→ THE REQUEST: Starting with the first line of the data below, copy each line up to and including the one containing "from bokeh.resources import INLINE". Pictures stay out.
## START
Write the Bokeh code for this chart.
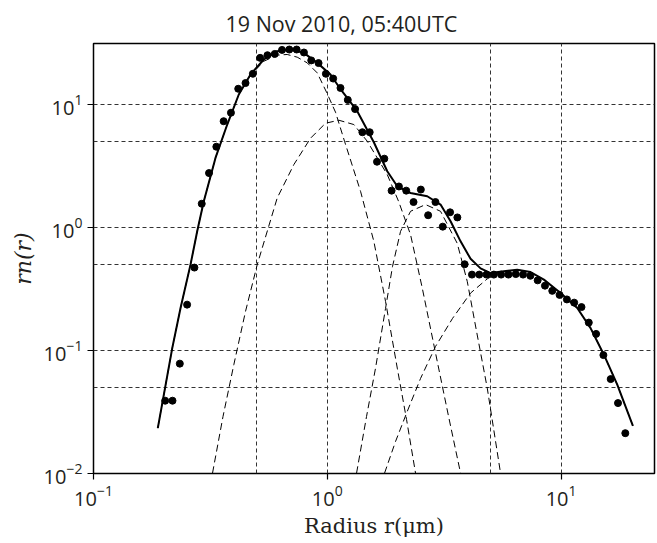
from bokeh.plotting import figure
from bokeh.models import FixedTicker, Range1d
from bokeh.embed import file_html
from bokeh.resources import INLINE

# ---- measured size distribution (dots) ----
radius = [0.2026, 0.2177, 0.2340, 0.2514, 0.2702, 0.2904, 0.3120, 0.3353, 0.3603, 0.3872,
          0.4160, 0.4470, 0.4804, 0.5162, 0.5547, 0.5960, 0.6404, 0.6882, 0.7396, 0.7947,
          0.8540, 0.9177, 0.9863, 1.0597, 1.1389, 1.2238, 1.3150, 1.4131, 1.5185, 1.6320,
          1.7537, 1.8843, 2.0251, 2.1760, 2.3387, 2.5130, 2.7003, 2.9021, 3.1184, 3.3515,
          3.6012, 3.8696, 4.1582, 4.4668, 4.8007, 5.1582, 5.5426, 5.9566, 6.4006, 6.8786,
          7.3909, 7.9415, 8.5347, 9.1706, 9.8560, 10.590, 11.379, 12.229, 13.140, 14.122,
          15.173, 16.303, 17.521, 18.826]
rn = [0.039, 0.039, 0.078, 0.235, 0.47, 1.55, 2.75, 4.5, 7.25, 8.5,
      13.3, 14.8, 17.6, 23.7, 24.9, 25.5, 27.5, 27.7, 27.7, 26.2,
      22.6, 21.5, 17.6, 16.1, 13.5, 10.8, 9.1, 5.9, 5.9, 3.4,
      3.6, 1.98, 2.14, 1.98, 1.60, 2.02, 1.25, 1.60, 1.01, 1.32,
      1.20, 0.50, 0.412, 0.412, 0.412, 0.412, 0.412, 0.412, 0.416, 0.412,
      0.403, 0.370, 0.335, 0.304, 0.282, 0.259, 0.244, 0.2245, 0.168, 0.136,
      0.0915, 0.0584, 0.0373, 0.02125]

# ---- total fit (solid) ----
fit_r = [0.1884, 0.2172, 0.2357, 0.2600, 0.2777, 0.2964, 0.3325, 0.3733, 0.4183, 0.4695,
         0.5354, 0.6107, 0.6965, 0.7939, 0.9058, 1.0325, 1.1394, 1.3434, 1.5818, 1.8052,
         1.9924, 2.2704, 2.6770, 3.0513, 3.3681, 3.7162, 4.1011, 4.5250, 4.9934, 5.6925,
         6.4940, 7.4061, 8.4430, 9.9517, 11.731, 13.375, 15.248, 17.393, 20.290]
fit_v = [0.02334, 0.1043, 0.2204, 0.4963, 0.9256, 1.623, 3.648, 6.813, 11.946, 17.365,
         22.99, 26.85, 27.72, 26.02, 21.58, 17.37, 13.19, 8.739, 4.893, 2.844,
         2.148, 1.895, 1.782, 1.526, 1.116, 0.7676, 0.5534, 0.4631, 0.4242, 0.4379,
         0.4520, 0.4321, 0.3750, 0.2918, 0.2204, 0.1516, 0.0922, 0.0526, 0.0244]

# ---- individual modes (dashed) ----
m1_r = [0.1884, 0.2172, 0.2357, 0.2600, 0.2777, 0.2964, 0.3325, 0.3733, 0.4183, 0.4695,
        0.5354, 0.6107, 0.6738, 0.7437, 0.8208, 0.9058, 0.9927, 1.0846, 1.1851, 1.3876,
        1.5818, 1.7750, 1.9924, 2.1827, 2.3852]
m1_v = [0.02334, 0.1043, 0.2204, 0.4963, 0.9256, 1.623, 3.648, 6.813, 11.90, 17.14,
        22.27, 24.92, 25.25, 24.01, 21.58, 17.89, 12.47, 8.579, 4.986, 1.956,
        0.7676, 0.2498, 0.07174, 0.02747, 0.01006]

m2_r = [0.3229, 0.3581, 0.3983, 0.4470, 0.5016, 0.6107, 0.7195, 0.8478, 0.9829, 1.1205,
        1.2990, 1.4823, 1.8052, 2.0177, 2.2704, 2.5485, 2.9541, 3.3022, 3.7162]
m2_v = [0.01006, 0.02905, 0.07643, 0.2072, 0.4963, 1.726, 3.224, 5.274, 6.982, 7.386,
        6.813, 4.986, 2.674, 1.623, 0.8703, 0.3204, 0.08128, 0.02905, 0.01006]

m3_r = [1.3342, 1.4721, 1.6086, 1.7750, 1.9017, 2.0580, 2.2704, 2.6324, 3.0513, 3.5962,
        3.9692, 4.3504, 4.8339, 5.5100]
m3_v = [0.01006, 0.02905, 0.07174, 0.2192, 0.4808, 0.9256, 1.346, 1.526, 1.346, 0.7395,
        0.3633, 0.1425, 0.04935, 0.01006]

m4_r = [1.7575, 1.9588, 2.1979, 2.5061, 2.9049, 3.4344, 4.1011, 4.8339, 5.2457, 5.6925,
        6.4940, 7.4061, 8.4430, 9.9517, 11.731, 13.375, 15.248, 17.393, 20.290]
m4_v = [0.01006, 0.01820, 0.03190, 0.05916, 0.1076, 0.1818, 0.2918, 0.3806, 0.4140, 0.4338,
        0.4504, 0.4321, 0.3750, 0.2918, 0.2204, 0.1516, 0.0922, 0.0526, 0.0244]

x_ticks = [0.1, 1, 10]
y_ticks = [0.01, 0.1, 1, 10]
x_grid = [0.5, 1, 5, 10]
y_grid = [0.05, 0.1, 0.5, 1, 5, 10]

SANS = "Open Sans"
SERIF = "DejaVu Serif"

p = figure(frame_width=561, frame_height=430,
           x_axis_type="log", y_axis_type="log",
           x_range=Range1d(0.1, 25.1), y_range=Range1d(0.01, 31),
           output_backend="svg", toolbar_location=None,
           min_border_left=93, min_border_right=3, min_border_top=42, min_border_bottom=64,
           title="19 Nov 2010, 05:40UTC")

p.title.align = "left"
p.title.offset = 132
p.title.standoff = 12
p.title.text_font = SANS
p.title.text_font_size = "21.5px"
p.title.text_font_style = "normal"
p.title.text_color = "#231f20"

p.outline_line_color = "black"
p.outline_line_width = 1.5
p.outline_line_alpha = 1.0
p.background_fill_color = "white"
p.border_fill_color = "white"

for ax, ticks in ((p.xaxis, x_ticks), (p.yaxis, y_ticks)):
    ax.ticker = FixedTicker(ticks=ticks, minor_ticks=[])
    ax.axis_line_color = None
    ax.major_tick_out = 6
    ax.major_tick_in = 0
    ax.major_tick_line_color = "black"
    ax.major_tick_line_width = 1.2
    ax.minor_tick_out = 0
    ax.minor_tick_in = 0
    ax.major_label_text_font = SANS
    ax.major_label_text_font_size = "20px"
    ax.major_label_text_color = "#231f20"

p.xaxis.axis_label = "Radius r(μm)"
p.xaxis.axis_label_text_font = SERIF
p.xaxis.axis_label_text_font_size = "21px"
p.xaxis.axis_label_text_font_style = "normal"
p.xaxis.axis_label_text_color = "#231f20"

p.yaxis.axis_label = "rn(r)"
p.yaxis.axis_label_text_font = SERIF
p.yaxis.axis_label_text_font_size = "22px"
p.yaxis.axis_label_text_font_style = "italic"
p.yaxis.axis_label_text_color = "#231f20"

p.xgrid.ticker = FixedTicker(ticks=x_grid, minor_ticks=[])
p.ygrid.ticker = FixedTicker(ticks=y_grid, minor_ticks=[])
for g in (p.xgrid, p.ygrid):
    g.grid_line_color = "#333333"
    g.grid_line_dash = "4 3"
    g.grid_line_width = 1
    g.grid_line_alpha = 1.0

for r_, v_ in ((m1_r, m1_v), (m2_r, m2_v), (m3_r, m3_v), (m4_r, m4_v)):
    p.line(r_, v_, line_color="black", line_width=1, line_dash="7 4")

p.line(fit_r, fit_v, line_color="black", line_width=2)
p.scatter(radius, rn, size=7, fill_color="black", line_color="black")

open("out.html", "w").write(file_html(p, INLINE))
## END
→ RESPONSE FOR THIS EXERCISE:
Write the Bokeh code for this chart.
from bokeh.plotting import figure
from bokeh.models import FixedTicker, Range1d
from bokeh.embed import file_html
from bokeh.resources import INLINE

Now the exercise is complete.